У Гамсуна есть книга любви {175} и другая – «народ» – «Соки земли». У меня еще нет книги любви (но она будет), зато соков земли вытянуто, пожалуй, и больше, чем у Гамсуна. У меня еще есть «исследования», которые родились от боязни продавать свое святое: выходом была корреспонденция, а чтобы преодолеть корреспонденцию, пустился в исследование (задорные книжки!). Если мне удастся написать книгу любви, то мой «исследовательский» путь будет спасен, и он будет поставлен мне в большой плюс, если же не удастся, то, конечно, эти исследования будут знаком слабости.

Тип Ильи Николаевича: спасается от себя самого общественно полезным делом (честная газета!).

Общественная деятельность разлагается на элементы: я и ты, значит, сводится дело к «любви», которая есть – путь борьбы за высшую власть на земле, предел которой самозабвение (Я это Ты).

Не понимаю, что же меня раздражает в этой «любви» как будто сознательное пользование тем, что должно быть бессознательно, случайно и бесцельно. (Подумать!)

5 Ноября. 3-й день пороши. Сегодня в заутренний час все летит, но мокрое, боюсь, как бы не растаяло. И весь день валил снег, а вечером дождь и туман. А закрайка озера за какие-нибудь день-два подалась так вперед, что снизу и воды не видно. Замерзание озера подготовлено.

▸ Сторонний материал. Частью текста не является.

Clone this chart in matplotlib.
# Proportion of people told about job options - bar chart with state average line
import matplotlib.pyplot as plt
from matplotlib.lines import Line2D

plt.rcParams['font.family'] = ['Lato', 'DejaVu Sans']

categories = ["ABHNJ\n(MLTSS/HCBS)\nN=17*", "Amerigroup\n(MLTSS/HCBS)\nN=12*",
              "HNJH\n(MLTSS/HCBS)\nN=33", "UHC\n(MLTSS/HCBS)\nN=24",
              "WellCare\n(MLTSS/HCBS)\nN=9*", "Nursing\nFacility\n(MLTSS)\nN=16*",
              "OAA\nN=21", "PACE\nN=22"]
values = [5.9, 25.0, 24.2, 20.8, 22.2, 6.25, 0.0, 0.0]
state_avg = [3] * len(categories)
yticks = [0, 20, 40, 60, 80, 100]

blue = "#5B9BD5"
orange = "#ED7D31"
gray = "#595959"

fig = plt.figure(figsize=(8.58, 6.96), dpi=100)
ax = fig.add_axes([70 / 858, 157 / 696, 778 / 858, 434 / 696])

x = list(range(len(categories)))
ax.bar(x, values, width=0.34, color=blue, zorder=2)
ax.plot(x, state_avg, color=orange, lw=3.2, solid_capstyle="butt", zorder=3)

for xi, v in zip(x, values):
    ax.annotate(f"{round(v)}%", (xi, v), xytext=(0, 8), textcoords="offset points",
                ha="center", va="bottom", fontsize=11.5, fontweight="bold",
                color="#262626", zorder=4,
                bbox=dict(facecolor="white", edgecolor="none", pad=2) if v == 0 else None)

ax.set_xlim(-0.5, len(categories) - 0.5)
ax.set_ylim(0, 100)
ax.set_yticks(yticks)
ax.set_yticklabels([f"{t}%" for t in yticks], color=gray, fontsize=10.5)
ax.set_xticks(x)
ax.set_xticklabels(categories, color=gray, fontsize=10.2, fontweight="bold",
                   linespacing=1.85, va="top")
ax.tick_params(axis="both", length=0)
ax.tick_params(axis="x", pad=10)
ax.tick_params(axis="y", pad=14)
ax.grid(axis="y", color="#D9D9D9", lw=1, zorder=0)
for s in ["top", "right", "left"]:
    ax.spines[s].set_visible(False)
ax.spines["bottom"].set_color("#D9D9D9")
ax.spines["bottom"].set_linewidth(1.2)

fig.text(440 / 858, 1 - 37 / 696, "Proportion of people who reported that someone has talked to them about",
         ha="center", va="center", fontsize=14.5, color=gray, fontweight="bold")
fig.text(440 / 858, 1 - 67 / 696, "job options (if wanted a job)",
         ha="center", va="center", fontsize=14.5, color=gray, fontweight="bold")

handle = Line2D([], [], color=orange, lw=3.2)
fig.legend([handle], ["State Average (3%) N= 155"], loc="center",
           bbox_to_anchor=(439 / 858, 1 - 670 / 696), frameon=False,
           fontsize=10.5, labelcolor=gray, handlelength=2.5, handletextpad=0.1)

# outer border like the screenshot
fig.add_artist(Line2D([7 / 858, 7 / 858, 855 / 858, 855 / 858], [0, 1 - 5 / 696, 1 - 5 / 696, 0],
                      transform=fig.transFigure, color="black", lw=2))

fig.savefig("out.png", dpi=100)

Пустота непременно входит в состав души поэта, все равно, как на мельничном колесе пустые ящики, в которые льется вода. Льется чужая жизнь в пустоты поэтического колеса и тут принимается на мгновение, как своя собственная, а этот миг пребывания чужого в своем дает не менее полезное движение, чем то же очень кратковременное наполнение пустой ячейки турбины.